Credit transfer to Albany guaranteed in 34 programs

Setodzi Avoke
Junior Copy Editor

P1030403Photo By Vincent Giordano| The Hudsonian

Hudson Valley and State University of New York at Albany held a joint ceremony in recognition of their new transfer agreement.

UAlbany is the most popular transfer destination for Hudson Valley students with over 240 matriculating to the institution in 2016. The agreement guarantees credit transferability from Hudson Valley to 34 Bachelor of Science and Bachelor of Arts degree programs at Albany.

Transfers to UAlbany’s colleges and schools of arts and sciences, business, criminal justice, education, engineering and applied science, public health, social welfare, and more will now have an uninterrupted degree track between the two institutions from their associates program to their bachelor’s degree.

Hudson Valley President Andrew Matonak and University at Albany’s Dean of Undergraduate Education Jeanette Altarriba met to speak and sign a document that affirms the joint measure between the two colleges.

“We’ve had a long-standing partnership with the University at Albany and this is just one new effort where we provide opportunities for our students,” said Matonak.

“We very much welcome students to come onto our campus from a variety of institutions and we’re most pleased with Hudson Valley’s proximity to University at Albany,” said Altarriba.

A designated transfer-student program coordinator simplifies the transfer process for student within Altarriba’s office.

“We want to help students integrate into the institution as quickly as possible while making them feel comfortable and ensuring that it’s a smooth transition for them,” said Altarriba.

Through Altarriba’s office and UAlbany’s transfer student program coordinator, students with an interest in easing the transition of other transfers can become transfer transition leaders like Kaylin Stewart, a recent transfer from Hudson Valley to Albany.

“Before a student gets to the University at Albany, one of the leaders will email them, offering to answer any general questions they may have while asking how their transition process is going,” said Stewart.

Once a student reaches campus, student transition leaders assist in hosting various programs that integrate them to campus life socially and academically.

“This will be the first articulation agreement that we have in three new areas, particularly when you consider our [new] College of Emergency Preparedness, Homeland Security and Cybersecurity,” said Altarriba.

The College of Emergency Preparedness, Homeland Security and Cybersecurity is an initiative developed under the governorship of Andrew Cuomo which UAlbany was “thrilled” to be named the home of. This program, which offers graduate certification programs, bachelor’s degrees and associate degrees, is the first of its kind in the United States.

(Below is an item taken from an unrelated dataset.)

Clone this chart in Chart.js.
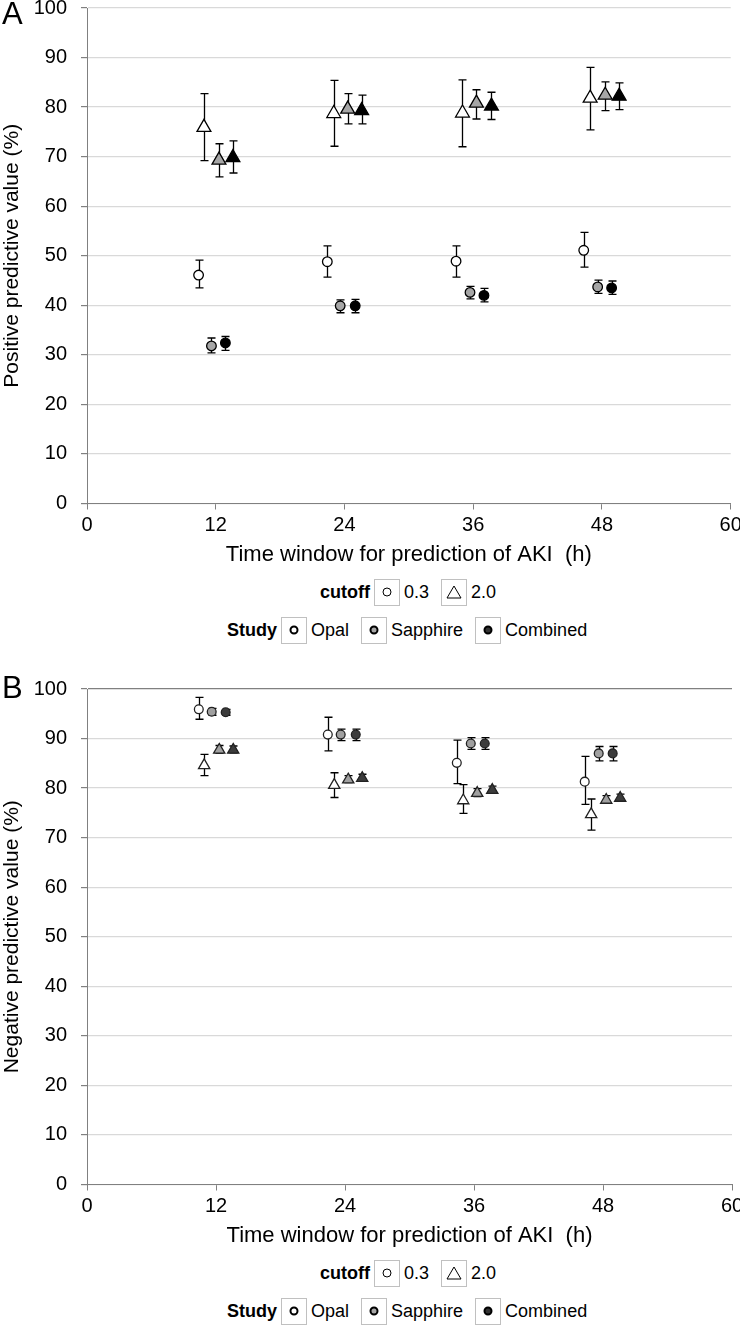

The goal of some students on Hudson Valley’s campus may be to increase their GPA in preparation for transfer or to take advantage of the relatively cheap credits offered, so that general education credits can be accrued before a student pursues their more specialized courses.

The transfer agreement may more directly help these two types of students, but even those pursuing certification programs and terminal associate degrees end up further endowed with choice after having their options expanded.

Computer information systems major Tyriek Barker said that agreement between both institutions is a “great” move.

“It gives people an opportunity to start off [at Hudson Valley], get a cheaper education and eventually transfer on [once] they’re better prepared [for a university curriculum] as opposed to just going straight [to a 4-year college] after high school,” said Barker.

Early childhood education major Marissa Vaughn believes that the partnerships and agreements Hudson Valley has been making are great steps for the campus.

“We’ve now [come to agreements] with Cazenovia College and SUNY Cobleskill and I’m interested [transferring to] Cazenovia, but this still opens up opportunities for other majors,” said Vaughn.

Although she was initially concerned about her credits transferring, learning about the Cazenovia transfer system, similar to UAlbany’s in program recognition, ended those concerns.

Individual studies major Amber Scattareggia isn’t personally concerned about her credits, but knows it is a concern for other classmates.

“I think UAlbany is making a movement to get Hudson Valley students to transfer [to their campus] and that they want to ease the process of [student] education,” said Scattareggia.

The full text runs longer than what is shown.